First, I fundamentally disagree that any person’s life (including a gifted person’s life) can be a waste. I think that if a gifted person is able to operate in the world without any apparent difficulty related to the expression of their true nature, then they are immensely fortunate. Not knowing that one is gifted and struggling to come to terms with (and resolve) some of the underlying drivers of recurrent distress related to giftedness might make life much more challenging and less rewarding for them than if they had that information. It is worth noting, though, that there are many social contexts in which it is much more challenging to reconcile giftedness with available vehicles for social/professional expression. So while knowing that one is gifted might be helpful in such a case for affirming one’s inner reality, there are a host of other factors that determine one’s capacity to live authentically and rewardingly in the world that may not be resolved in the individual’s favor as a result of discovering their giftedness (and this juxtaposition could even invite deeper depression if someone sees their plight as unchangeable). 
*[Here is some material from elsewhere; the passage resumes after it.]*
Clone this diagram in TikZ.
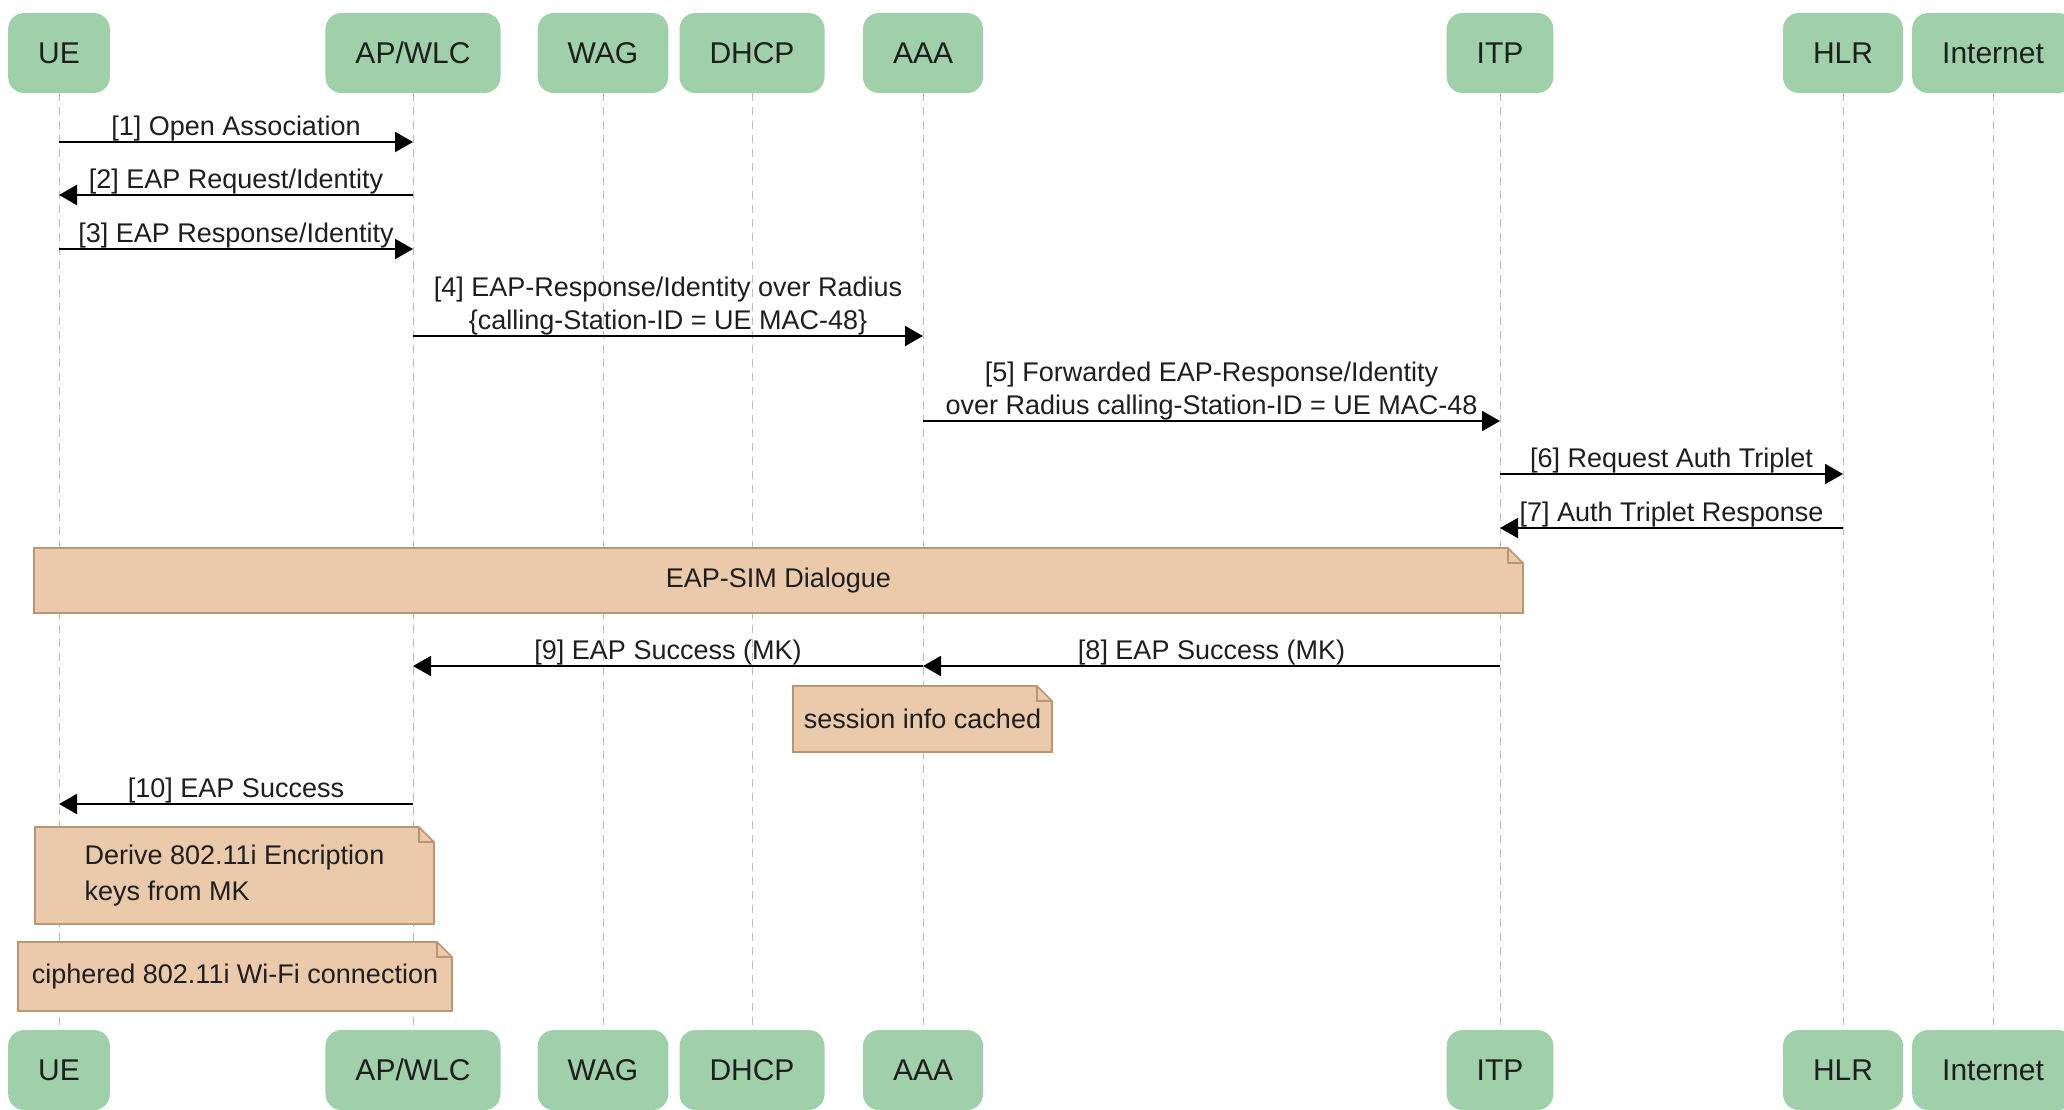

If we view the individual from the outside, however, I dislike the implication that it is the gifted person’s duty, especially once identified, to then make contributions of a certain magnitude in order to avoid “wasting” their gifts. I believe that gifted people ought to be accountable, first and foremost, to their own inner needs where making a highly visible “mark on the world” may or may not be a personal priority. For many people (including gifted people), merely surviving the challenges laid before them can be a miraculous feat and making personal progress in unassuming ways can be a quiet revolution of great meaning.

.WHEN I MEET ANOTHER GIFTED PERSON, DO I RECOGNIZE HIM.HER? BY WHAT? 

I find this question a bit tough because manifestations of giftedness are so diverse but the gifted people that tend to inspire the strongest immediate recognition are people who communicate in ways that convey a depth of thought, feeling, and moral sensibility at once and who are clearly highly passionate about being alive.

.A WISH FOR THE FUTURE 

To live in a world in which all beings receive the support and respect necessary to express their consciousness in ways that are meaningful to them.

.THE MISSING QUESTION, WHICH I WOULD HAVE LIKED TO ANSWER ON THE SUBJECT?

Who are some gifted people who inspire you?

Terrence Malick, Bill T. Jones, David Abram, Bayo Akomolafe, Sophie Strand, Jack Halberstam, Kevin Quashie, Donna Haraway.